То же самое надо сказать и о Польском походе. Там и пережить что-либо подобное было вообще невозможно.
Так сложилось в жизни. Но наперекор этому Луговской упорно стремился убедить себя, что он вполне приготовлен к войне, что он не может не быть приготовленным к ней. К такому стремлению убедить себя в этом толкало его многое: и сложившаяся поэтическая биография, и отношения с людьми, и то положение учителя мужества, которое занял по отношению к молодежи, и то внутреннее ощущение предгрозья, которое у него, конечно же, было, и было в очень сильной степени…

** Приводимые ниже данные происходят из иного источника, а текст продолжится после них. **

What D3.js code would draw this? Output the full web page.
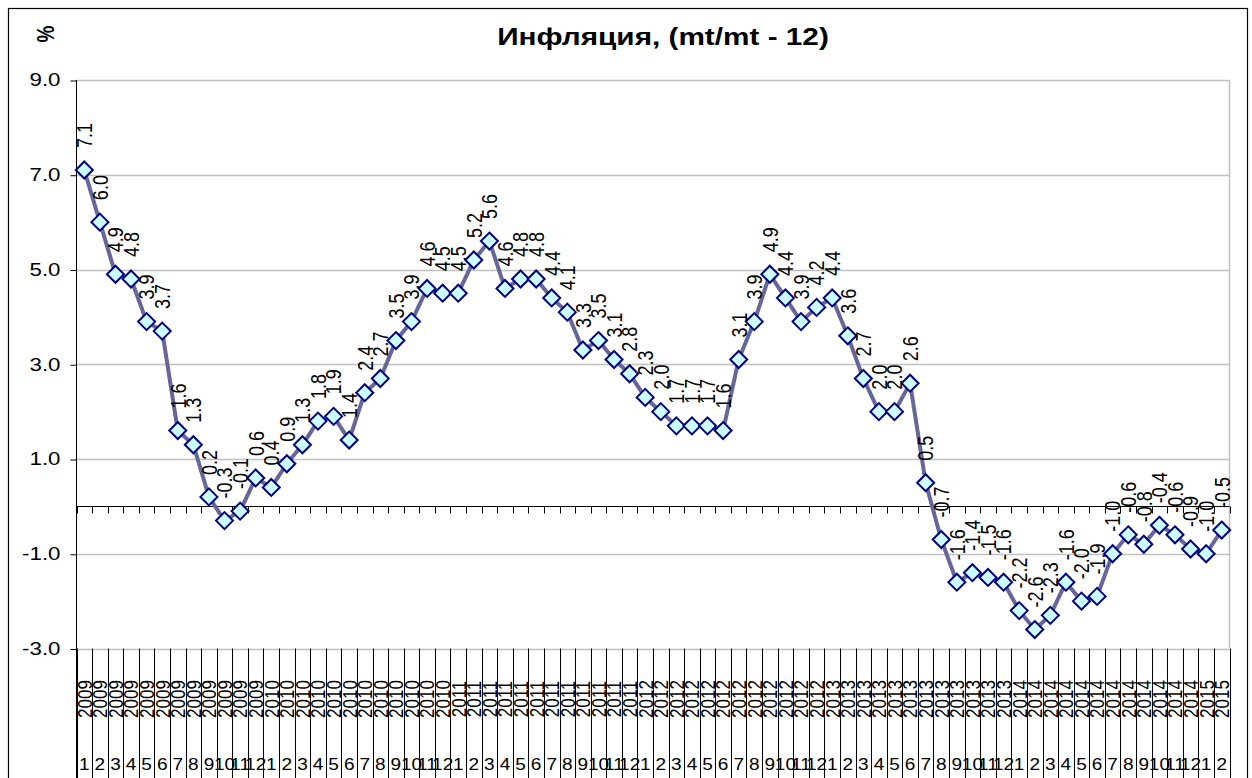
<!DOCTYPE html>
<html>
<head>
<meta charset="utf-8">
<script src="https://cdn.jsdelivr.net/npm/d3@7"></script>
<style>
    body { margin: 0; background: #fff; }
    svg text { font-family: Arial, "Liberation Sans", sans-serif; }
</style>
</head>
<body>
<div id="chart"></div>
<script>
// Monthly inflation, year over year (%)
const years = ["2009", "2010", "2011", "2012", "2013", "2014", "2015"];
const months = ["1", "2", "3", "4", "5", "6", "7", "8", "9", "10", "11", "12"];

const values2009 = [7.1, 6.0, 4.9, 4.8, 3.9, 3.7, 1.6, 1.3, 0.2, -0.3, -0.1, 0.6];
const values2010 = [0.4, 0.9, 1.3, 1.8, 1.9, 1.4, 2.4, 2.7, 3.5, 3.9, 4.6, 4.5];
const values2011 = [4.5, 5.2, 5.6, 4.6, 4.8, 4.8, 4.4, 4.1, 3.3, 3.5, 3.1, 2.8];
const values2012 = [2.3, 2.0, 1.7, 1.7, 1.7, 1.6, 3.1, 3.9, 4.9, 4.4, 3.9, 4.2];
const values2013 = [4.4, 3.6, 2.7, 2.0, 2.0, 2.6, 0.5, -0.7, -1.6, -1.4, -1.5, -1.6];
const values2014 = [-2.2, -2.6, -2.3, -1.6, -2.0, -1.9, -1.0, -0.6, -0.8, -0.4, -0.6, -0.9];
const values2015 = [-1.0, -0.5];

const yTicks = [-3, -1, 1, 3, 5, 7, 9];

// Flatten into one series of {year, month, value}
const series = [values2009, values2010, values2011, values2012, values2013, values2014, values2015];
const data = [];
series.forEach((vals, i) => {
    vals.forEach((v, j) => data.push({ year: years[i], month: months[j], value: v, key: years[i] + "-" + months[j] }));
});

const fmt = v => v.toFixed(1);   // plain hyphen minus, like the original

const width = 1252;
const height = 778;
const plot = { left: 76.5, right: 1229.5, top: 80, bottom: 648.5 };
const sx = 1.24;   // the original picture is stretched horizontally

const svg = d3.select("#chart")
    .append("svg")
    .attr("width", width)
    .attr("height", height);

// Outer chart border
svg.append("rect")
    .attr("x", 8.5)
    .attr("y", 8.5)
    .attr("width", 1239)
    .attr("height", 800)
    .attr("fill", "#fff")
    .attr("stroke", "#000")
    .attr("stroke-width", 1.2);

const x = d3.scaleBand()
    .domain(data.map(d => d.key))
    .range([plot.left, plot.right])
    .padding(0);

const y = d3.scaleLinear()
    .domain([-3, 9])
    .range([plot.bottom, plot.top]);

const cx = d => x(d.key) + x.bandwidth() / 2;

// Gridlines
svg.append("g")
    .attr("class", "grid")
    .selectAll("line")
    .data(yTicks)
    .enter().append("line")
    .attr("x1", plot.left)
    .attr("x2", plot.right)
    .attr("y1", d => Math.round(y(d)) + 0.5)
    .attr("y2", d => Math.round(y(d)) + 0.5)
    .attr("stroke", "#c0c0c0")
    .attr("stroke-width", 1.5);

// Right side of plot frame
svg.append("line")
    .attr("x1", plot.right)
    .attr("x2", plot.right)
    .attr("y1", plot.top)
    .attr("y2", plot.bottom)
    .attr("stroke", "#c0c0c0")
    .attr("stroke-width", 1.5);

// Y axis
const yAxis = svg.append("g")
    .attr("transform", `translate(${plot.left},0)`)
    .call(d3.axisLeft(y)
        .tickValues(yTicks)
        .tickFormat(fmt)
        .tickSize(6)
        .tickSizeOuter(0));
yAxis.select(".domain").remove();
yAxis.selectAll(".tick line")
    .attr("stroke", "#000")
    .attr("transform", "translate(0,0.5)");
yAxis.selectAll(".tick text")
    .attr("x", null)
    .attr("transform", `translate(-16,0) scale(${sx},1)`)
    .attr("font-size", "18px")
    .attr("font-family", "Arial, 'Liberation Sans', sans-serif")
    .attr("fill", "#000");

// Y axis line, continuing through the category area
svg.append("line")
    .attr("x1", plot.left)
    .attr("x2", plot.left)
    .attr("y1", plot.top)
    .attr("y2", height)
    .attr("stroke", "#000")
    .attr("stroke-width", 1);

// Zero line with boundary ticks
const zeroY = Math.round(y(0)) + 0.5;
svg.append("line")
    .attr("x1", plot.left)
    .attr("x2", plot.right)
    .attr("y1", zeroY)
    .attr("y2", zeroY)
    .attr("stroke", "#000")
    .attr("stroke-width", 1);

const boundaries = data.map(d => x(d.key)).concat([plot.right]);
svg.append("g")
    .selectAll("line")
    .data(boundaries)
    .enter().append("line")
    .attr("x1", d => Math.round(d) + 0.5)
    .attr("x2", d => Math.round(d) + 0.5)
    .attr("y1", zeroY)
    .attr("y2", zeroY + 7)
    .attr("stroke", "#000");

// Category separators below the plot
svg.append("g")
    .selectAll("line")
    .data(boundaries)
    .enter().append("line")
    .attr("x1", d => Math.round(d) + 0.5)
    .attr("x2", d => Math.round(d) + 0.5)
    .attr("y1", plot.bottom)
    .attr("y2", height)
    .attr("stroke", "#000")
    .attr("stroke-width", 1);

// Year labels (rotated)
svg.append("g")
    .selectAll("text")
    .data(data)
    .enter().append("text")
    .attr("transform", d => `translate(${cx(d)},699) scale(${sx},1) rotate(-90)`)
    .attr("text-anchor", "middle")
    .attr("dy", "0.35em")
    .attr("font-size", "17px")
    .attr("fill", "#000")
    .text(d => d.year);

// Month labels
svg.append("g")
    .selectAll("text")
    .data(data)
    .enter().append("text")
    .attr("transform", d => `translate(${cx(d)},770) scale(1.12,1)`)
    .attr("text-anchor", "middle")
    .attr("font-size", "17px")
    .attr("fill", "#000")
    .text(d => d.month);

// Line
const line = d3.line()
    .x(cx)
    .y(d => y(d.value));

svg.append("path")
    .datum(data)
    .attr("d", line)
    .attr("fill", "none")
    .attr("stroke", "#666699")
    .attr("stroke-width", 4)
    .attr("stroke-linejoin", "round");

// Diamond markers
svg.append("g")
    .selectAll("path")
    .data(data)
    .enter().append("path")
    .attr("d", "M0,-8.5L8.5,0L0,8.5L-8.5,0Z")
    .attr("transform", d => `translate(${cx(d)},${y(d.value)})`)
    .attr("fill", "#ccffff")
    .attr("stroke", "#000080")
    .attr("stroke-width", 2);

// Data labels, rotated, above each point
svg.append("g")
    .selectAll("text")
    .data(data)
    .enter().append("text")
    .attr("transform", d => `translate(${cx(d)},${y(d.value) - 22}) scale(${sx},1) rotate(-90)`)
    .attr("text-anchor", "start")
    .attr("dy", "0.35em")
    .attr("font-size", "18px")
    .attr("fill", "#000")
    .text(d => fmt(d.value));

// Title
svg.append("text")
    .attr("transform", `translate(663,45) scale(${sx},1)`)
    .attr("text-anchor", "middle")
    .attr("font-size", "24px")
    .attr("font-weight", "bold")
    .attr("fill", "#000")
    .text("Инфляция, (mt/mt - 12)");

// Unit label
svg.append("text")
    .attr("transform", `translate(46,34) scale(${sx},1) rotate(-90)`)
    .attr("text-anchor", "middle")
    .attr("dy", "0.35em")
    .attr("font-size", "19px")
    .attr("font-weight", "bold")
    .attr("fill", "#000")
    .text("%");
</script>
</body>
</html>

И вот на человека, совершенно не приготовленного жизнью и биографией к войне, к большой крови, но уверявшего самого себя, что он вполне готов ко всему этому, — обрушилось все то, что обрушилось на него на Северо-Западном направлении. Из-за ложного самоощущения своей готовности к войне, он испытал удар еще большей силы, чем другие, откровенно не готовые к войне люди.
Во всяком случае, мне лично кажется, что в этом лежит одна из причин той страшной силы потрясения, которая буквально одним ударом и очень надолго вывела его из строя.
Если некоторые мысли, высказанные здесь, покажутся Вам имеющими отношение к делу и поэтому небесполезными, — я буду искренне рад.
Жму Вашу руку.
Уважающий Вас Константин Симонов.
В редакцию Гослитиздата
Я внимательно посмотрел все те места в своих романах «Товарищи по оружию» и «Живые и мертвые», на которые вы просили меня обратить внимание, перед тем как печатать второй завод этого двухтомника. Я как автор этих книг по здравому размышлению не вижу никакой необходимости вносить в них какие бы то ни было изменения. Поэтому прошу вас печатать второй завод точно по тексту первого завода и, естественно, как автор сейчас, так же как и раньше, всецело принимаю на себя полную ответственность за каждое слово, написанное мною в обеих этих моих книгах.
Собственно говоря, сказанным можно было бы и ограничиться. Но так как этот вопрос имеет еще и принципиальную сторону, хочу кое-что добавить к сказанному.
Все места в обоих романах, на которые редакция обратила мое внимание, связаны с упоминанием фамилии Сталина, а одно место — с упоминанием фамилии Ворошилова.
Начну с этого последнего частного случая. Фамилия Ворошилова упомянута в романе «Товарищи по оружию» в связи с тем, что именно он, как тогдашний нарком обороны, делал в 1939 году доклад на сессии Верховного Совета об изменениях в Законе о воинской повинности. Какие бы тяжелые ошибки ни совершил Ворошилов как в давнем, так и в недавнем прошлом, на мой взгляд, это вовсе не требует механического вычеркивания его фамилии в тех случаях, когда ее упоминание необходимо в связи с теми или иными реально имевшими место историческими фактами.
В романе «Товарищи по оружию» несколько раз говорится о Сталине тоже в связи с реальными историческими фактами, имевшими место в 1939 году (прием слушателей военных академий, интервью с Роем Говардом, халхингольские события). Все эти упоминания (так же, кстати, как и упоминание в одном не замеченном вами месте фамилии Молотова, ведшего переговоры с японским послом Того), являются в романе «Товарищи по оружию», как это нетрудно заметить, чисто фактическими упоминаниями, отражающими историческую действительность того времени. У меня, перерабатывающего этот роман в прошлом году для нового издания, не было ни малейшего желания без нужды упоминать имя Сталина или другие имена, о которых я сказал выше. Но я не считаю нужным и правильным вычеркивать имя Сталина там, где было исторически необходимо его упомянуть. Я не считаю нужным и правильным делать это и сейчас. Роман о событиях 1939 года без упоминания имен Сталина там, где в этом есть историческая необходимость, выглядел бы странно и глупо.
Еще большее удивление вызвали у меня те места, на которые редакция обратила мое внимание в романе «Живые и мертвые». Роман этот, начатый в 1955 году, в основном был написан мною после XX съезда партии. Глубоко разделяя и всей душой поддерживая все то, что было сказано на XX съезде о культе личности и его тяжелейших последствиях, я стремился в своем романе всеми доступными мне художественными средствами показать тяжелейшую ответственность Сталина за трагедию 1941 года и в этой связи и за события 1937 года. В моем писательском сознании романом «Живые и мертвые» я в меру своих скромных сил старался выполнить хотя бы маленькую часть той задачи по разоблачению культа личности, которая была поставлена перед литературой XX съездом.